Some Taliban fighters remain in Kunduz, a day after Afghan forces recaptured most of the northern city from the militants.
Local residents on October 2 said Taliban fighters were holed up in civilian homes fighting the Afghan Army.
Hamdullah Danishi, the acting governor of Kunduz Province, described the regional capital as calm, and said there was "no major fighting."
He acknowledged, however, that the insurgents had not been completely driven from the strategic city of 300,000.
On October 1, the Afghan Army regained control over most of Kunduz, which the Taliban captured in a pre-dawn attack on September 28.
The Taliban have been accused of extrajudicial killings, raping, torturing, looting and setting fire to government buildings during their three-day occupation of Kunduz, the Afghan president's office said in a statement on October 2.
"Afghanistan is committed to legally prosecute the perpetrators of these crimes, and to that end, assigns a civilian commission to assess the losses sustained as a result of the Taliban presence," the statement said.
At least 60 people have been killed in the fighting as of October 2, according to a Health Ministry spokesman.

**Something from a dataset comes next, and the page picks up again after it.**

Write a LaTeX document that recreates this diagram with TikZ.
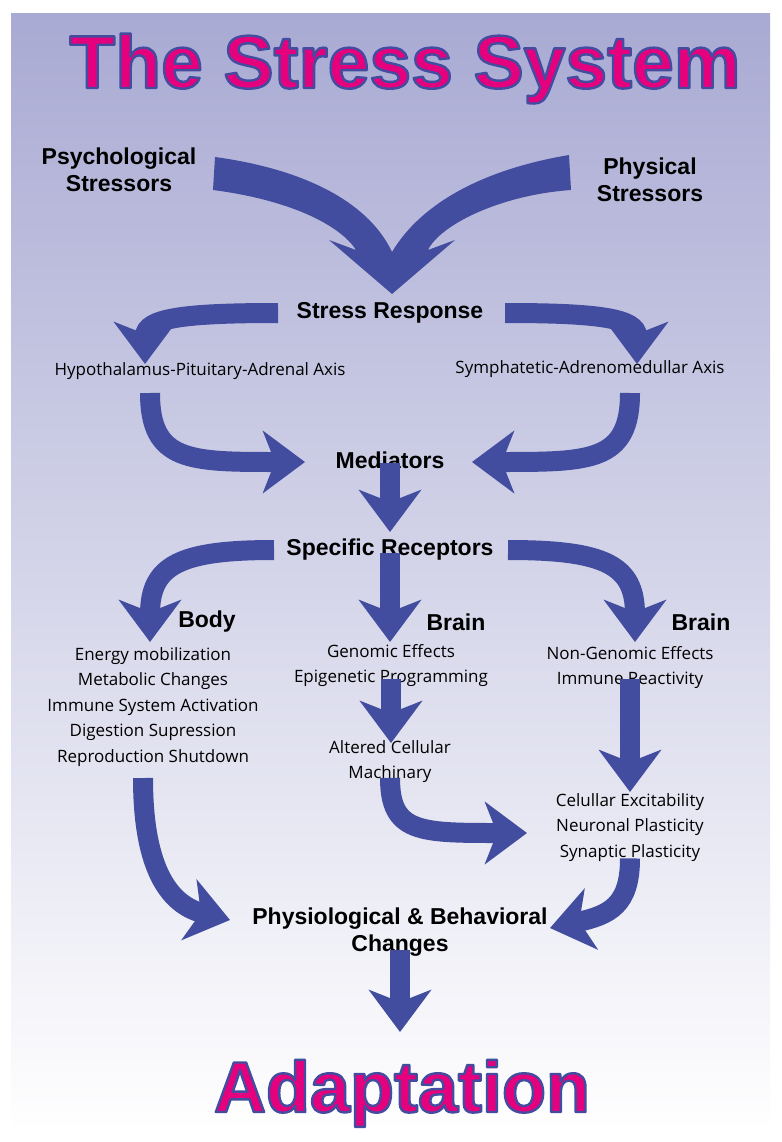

He said hospitals in Kunduz had treated about 466 wounded.
The International Committee of the Red Cross (ICRC) said it was increasingly concerned about the welfare of citizens inside the city and the lack of medical supplies and personnel.
"We are very short-staffed in the hospitals," said Peter Esmith Ewoi, an ICRC doctor working in the city. "The medical staff in the city cannot get to the hospitals because of the ongoing fighting."
The ICRC said it has emergency medical supplies ready to be flown in as soon as security at Kunduz airport improves.
Despite being mostly driven from Kunduz, the Taliban were reported to have made fresh gains elsewhere.
A spokesman for the governor of Badakhshan Province said the Taliban had taken control of the Warduj district late on October 1 after heavy fighting.
Meanwhile, a U.S. military transport plane crashed at an airfield in Jalalabad in the east of the country early on October 2, killing all 11 people on board.
The U.S. military described the crash as an accident, denying a Taliban claim that it had shot down the aircraft.